First Stage of Hoarding
During the first stage there are only small amounts of clutter and no remarkable smells. There may be a few animal waste areas. However, access to doors and stairwells is still clear.
Second Stage of Hoarding
Indications of stage two include a blocked exit, and at least one appliance not working for six months. The clutter is in more than in one room or passage way. There is also light mildew fungus in the bathroom and the kitchen.
Other signs include light pet odours, poor pet care, household rodents, dirty food-preparation areas, and overflowing garbage cans. Compulsive hoarders may feel ashamed about this, withdraw from social contact, and become anxious or depressed.
Hoarding During the Third Stage
The compulsive condition becomes public knowledge as the clutter extends outside the home. There may for example be a broken television or an abandoned vacuum cleaner in the garden.
There may be signs of light structural damage to the living space. The pets are neglected. Fleas and spiders begin to invade the home. One room is abandoned completely as dust, dirty laundry, and a prevailing stench overtake the house.
The hoarder begins to suffer personally as poor hygiene and weight issues overtake them. Toxic fumes, rodent droppings, and visible mould may infect them. They could become angry when someone challenges them about this.

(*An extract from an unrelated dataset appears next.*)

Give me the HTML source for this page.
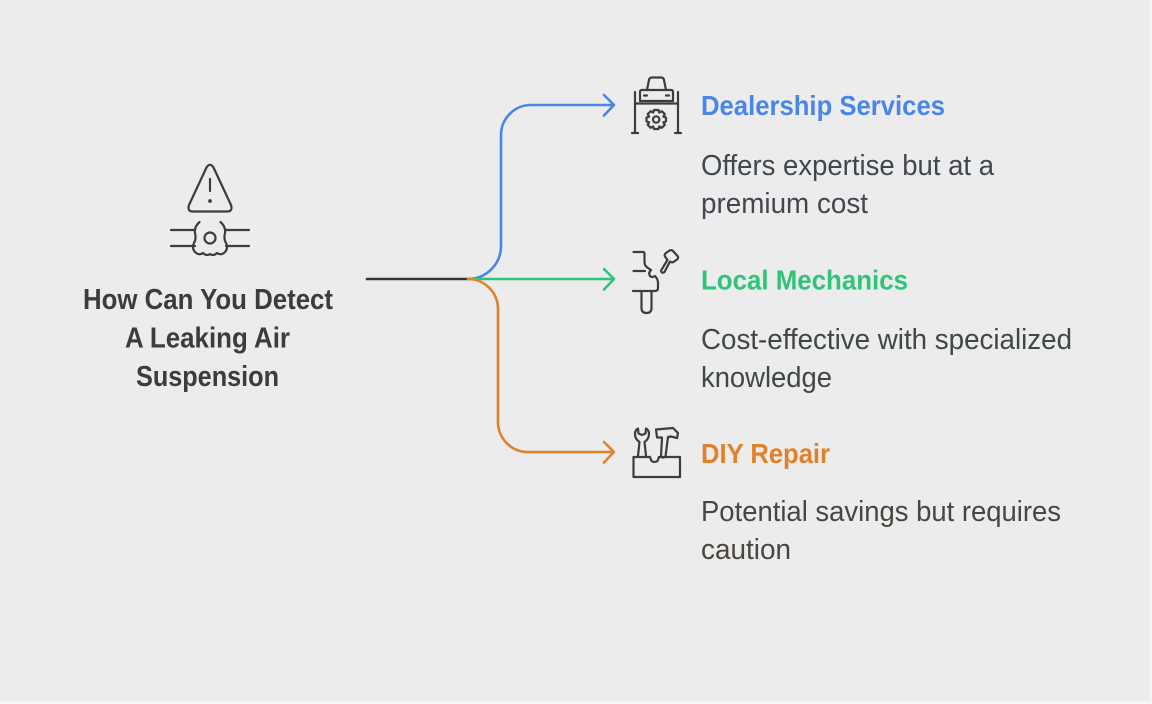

Compulsive Hoarding in Stage Four
The home is deteriorating fast. There is heavy mould and mildew throughout. Structural damage has not been attended to for six months and the sewage is backing up. A large number of pets may have taken over the bedroom.
There is rotting food lying around. The place is filthy with no signs of washing up. The rat and flea-ridden house is becoming dangerous with fire hazards and blocked exits. Personal hygiene may be a thing of the past.
The mental state changes. The compulsive hoarder is oblivious of their surroundings. These things no longer matter. They are content with their nostalgic memories. They may focus their emotional energy on grandiose plans.
Stage Five Hoarding: The Terminus
The hoarder has left all semblance of generally-accepted living behind. They may have no electricity or water. Their home is a fire hazard by all accounts. The building is suffering increasing structural damage. The fridge is not working.
Clutter overflows in the bathroom and kitchen. There are more pets than allowed by bylaws. The woodwork is rotting. Personal hygiene has broken down. The entire home is a toilet. The once-proud person is in desperate need for help.
The better way would have been for someone to intervene during the early stages of this condition when there was still hope. This is why we publish these informative posts. No one deserves to end their life this way.